— Begin —
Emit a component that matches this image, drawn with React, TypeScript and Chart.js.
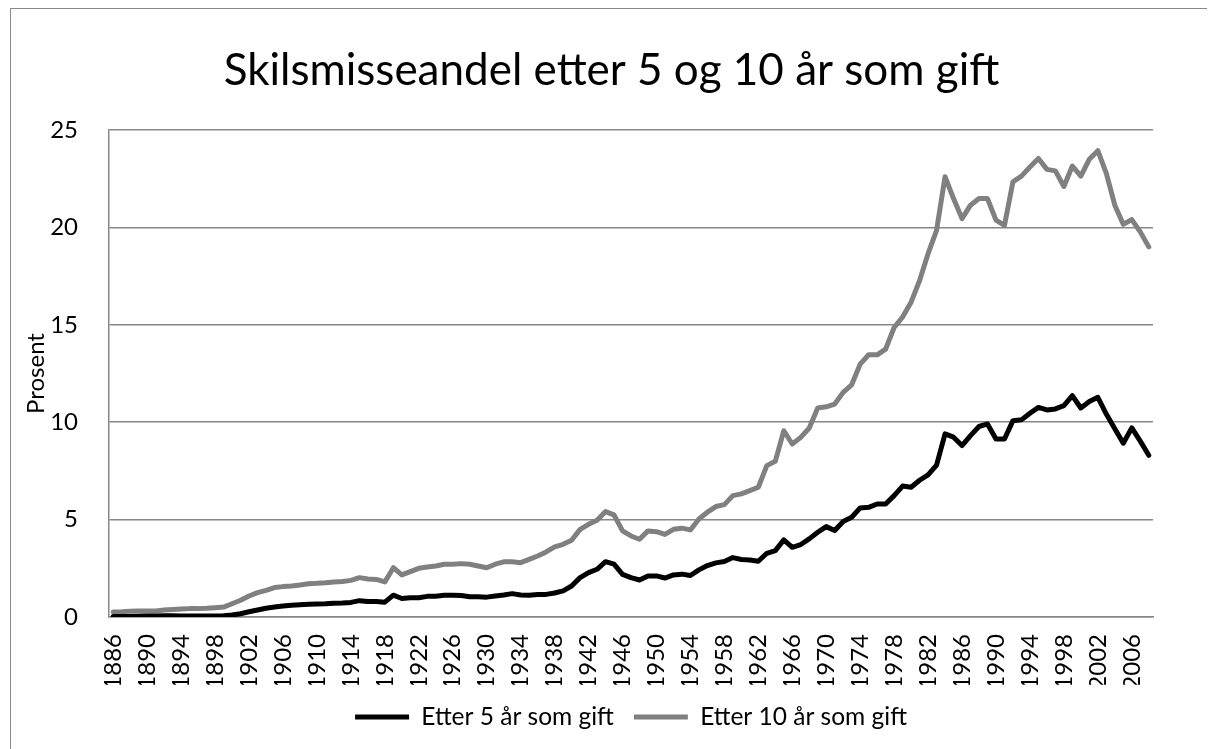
import React, { useEffect, useRef } from "react";
import { Chart, registerables } from "chart.js";

Chart.register(...registerables);

const years: string[] = [
  "1886","1887","1888","1889","1890","1891","1892","1893","1894","1895",
  "1896","1897","1898","1899","1900","1901","1902","1903","1904","1905",
  "1906","1907","1908","1909","1910","1911","1912","1913","1914","1915",
  "1916","1917","1918","1919","1920","1921","1922","1923","1924","1925",
  "1926","1927","1928","1929","1930","1931","1932","1933","1934","1935",
  "1936","1937","1938","1939","1940","1941","1942","1943","1944","1945",
  "1946","1947","1948","1949","1950","1951","1952","1953","1954","1955",
  "1956","1957","1958","1959","1960","1961","1962","1963","1964","1965",
  "1966","1967","1968","1969","1970","1971","1972","1973","1974","1975",
  "1976","1977","1978","1979","1980","1981","1982","1983","1984","1985",
  "1986","1987","1988","1989","1990","1991","1992","1993","1994","1995",
  "1996","1997","1998","1999","2000","2001","2002","2003","2004","2005",
  "2006","2007","2008",
];

const tickLabels: string[] = [
  "1886","1890","1894","1898","1902","1906","1910","1914","1918","1922",
  "1926","1930","1934","1938","1942","1946","1950","1954","1958","1962",
  "1966","1970","1974","1978","1982","1986","1990","1994","1998","2002","2006",
];

const etter5: number[] = [
  0.02,0.02,0.03,0.04,0.05,0.05,0.06,0.06,0.05,0.05,
  0.05,0.05,0.05,0.06,0.1,0.17,0.27,0.36,0.45,0.51,
  0.56,0.6,0.63,0.65,0.67,0.68,0.7,0.72,0.75,0.84,
  0.8,0.8,0.76,1.12,0.95,0.99,0.99,1.06,1.07,1.12,
  1.12,1.1,1.04,1.04,1.02,1.08,1.13,1.2,1.13,1.12,
  1.16,1.16,1.23,1.34,1.59,2.02,2.28,2.45,2.84,2.71,
  2.19,2.02,1.9,2.11,2.11,2.0,2.16,2.2,2.13,2.42,
  2.64,2.78,2.85,3.05,2.95,2.93,2.86,3.27,3.41,3.96,
  3.58,3.72,4.01,4.35,4.64,4.44,4.9,5.12,5.6,5.63,
  5.8,5.8,6.23,6.72,6.66,7.02,7.3,7.8,9.4,9.23,
  8.8,9.31,9.78,9.91,9.14,9.14,10.08,10.12,10.46,10.76,
  10.63,10.68,10.85,11.36,10.73,11.06,11.28,10.42,9.66,8.92,
  9.71,9.03,8.3,
];

const etter10: number[] = [
  0.26,0.27,0.29,0.31,0.31,0.31,0.36,0.39,0.41,0.43,
  0.43,0.45,0.48,0.51,0.68,0.86,1.08,1.25,1.37,1.51,
  1.56,1.59,1.64,1.71,1.73,1.76,1.8,1.82,1.88,2.02,
  1.95,1.93,1.8,2.53,2.16,2.33,2.5,2.57,2.62,2.71,
  2.71,2.74,2.71,2.62,2.53,2.71,2.83,2.84,2.79,2.96,
  3.13,3.34,3.6,3.73,3.94,4.5,4.76,4.97,5.41,5.24,
  4.42,4.16,3.99,4.42,4.38,4.24,4.5,4.56,4.47,5.03,
  5.38,5.67,5.77,6.23,6.32,6.49,6.66,7.77,7.99,9.56,
  8.88,9.22,9.7,10.73,10.79,10.93,11.53,11.92,12.98,13.46,
  13.46,13.75,14.86,15.4,16.16,17.27,18.65,19.85,22.6,21.48,
  20.45,21.14,21.48,21.48,20.37,20.1,22.34,22.63,23.1,23.54,
  22.98,22.9,22.1,23.15,22.63,23.5,23.94,22.77,21.14,20.16,
  20.4,19.77,19.0,
];

const yTicks: number[] = [0, 5, 10, 15, 20, 25];

const GRID = "#878787";
const FONT = "Lato";

export default function App() {
  const ref = useRef<HTMLCanvasElement | null>(null);

  useEffect(() => {
    if (!ref.current) return;
    const chart = new Chart(ref.current, {
      type: "line",
      data: {
        labels: years,
        datasets: [
          {
            label: "Etter 5 år som gift",
            data: etter5,
            borderColor: "#000000",
            backgroundColor: "#000000",
            borderWidth: 5,
            pointRadius: 0,
            pointStyle: "line",
            tension: 0,
            borderJoinStyle: "round",
            borderCapStyle: "round",
          },
          {
            label: "Etter 10 år som gift",
            data: etter10,
            borderColor: "#808080",
            backgroundColor: "#808080",
            borderWidth: 5,
            pointRadius: 0,
            pointStyle: "line",
            tension: 0,
            borderJoinStyle: "round",
            borderCapStyle: "round",
          },
        ],
      },
      options: {
        responsive: false,
        animation: false,
        devicePixelRatio: 1,
        layout: { padding: { left: 0, right: 0, top: 0, bottom: 9.75 } },
        plugins: {
          title: {
            display: true,
            text: "Skilsmisseandel etter 5 og 10 år som gift",
            color: "#000",
            font: { family: FONT, size: 44, weight: "normal" },
            padding: { top: 35, bottom: 33.2 },
          },
          legend: {
            display: true,
            position: "bottom",
            fullSize: false,
            labels: {
              color: "#000",
              font: { family: FONT, size: 24.5 },
              usePointStyle: true,
              pointStyleWidth: 54,
              padding: 20,
            },
          },
          tooltip: { enabled: false },
        },
        scales: {
          x: {
            offset: true,
            grid: { display: false, drawTicks: false },
            border: { display: true, color: GRID, width: 1.5 },
            ticks: {
              autoSkip: false,
              maxRotation: 90,
              minRotation: 90,
              padding: 17,
              color: "#000",
              font: { family: FONT, size: 24 },
              callback: (_v: any, i: number) =>
                tickLabels.includes(years[i]) ? years[i] : "",
            },
            afterFit: (s: any) => {
              s.height = 67.75;
            },
          },
          y: {
            min: 0,
            max: 25,
            afterBuildTicks: (s: any) => {
              s.ticks = yTicks.map((v) => ({ value: v }));
            },
            grid: { color: GRID, lineWidth: 1.5, drawTicks: false },
            border: { display: true, color: GRID, width: 1.5 },
            ticks: {
              padding: 31,
              color: "#000",
              font: { family: FONT, size: 24 },
            },
            title: {
              display: true,
              text: "Prosent",
              color: "#000",
              font: { family: FONT, size: 24 },
              padding: { top: 11, bottom: 0 },
            },
            afterFit: (s: any) => {
              s.width = 98;
            },
          },
          yRightSpace: {
            position: "right",
            display: true,
            grid: { display: false, drawTicks: false },
            border: { display: false },
            ticks: { display: false },
            afterFit: (s: any) => {
              s.width = 59;
            },
          },
        },
      },
    });
    return () => chart.destroy();
  }, []);

  return (
    <div
      style={{
        marginLeft: 2,
        width: 1203,
        height: 741,
        border: "1px solid #898989",
        borderBottom: "none",
        boxSizing: "border-box",
        overflow: "hidden",
      }}
    >
      <canvas ref={ref} width={1201} height={740} style={{ display: "block" }} />
    </div>
  );
}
— End —
Brief:
Copy nothing but the lines from the top of the data down to the line containing "Chart.register(...registerables);", and leave the pictures out.

Output of the exercise:
Emit a component that matches this image, drawn with React, TypeScript and Chart.js.
import React, { useEffect, useRef } from "react";
import { Chart, registerables } from "chart.js";

Chart.register(...registerables);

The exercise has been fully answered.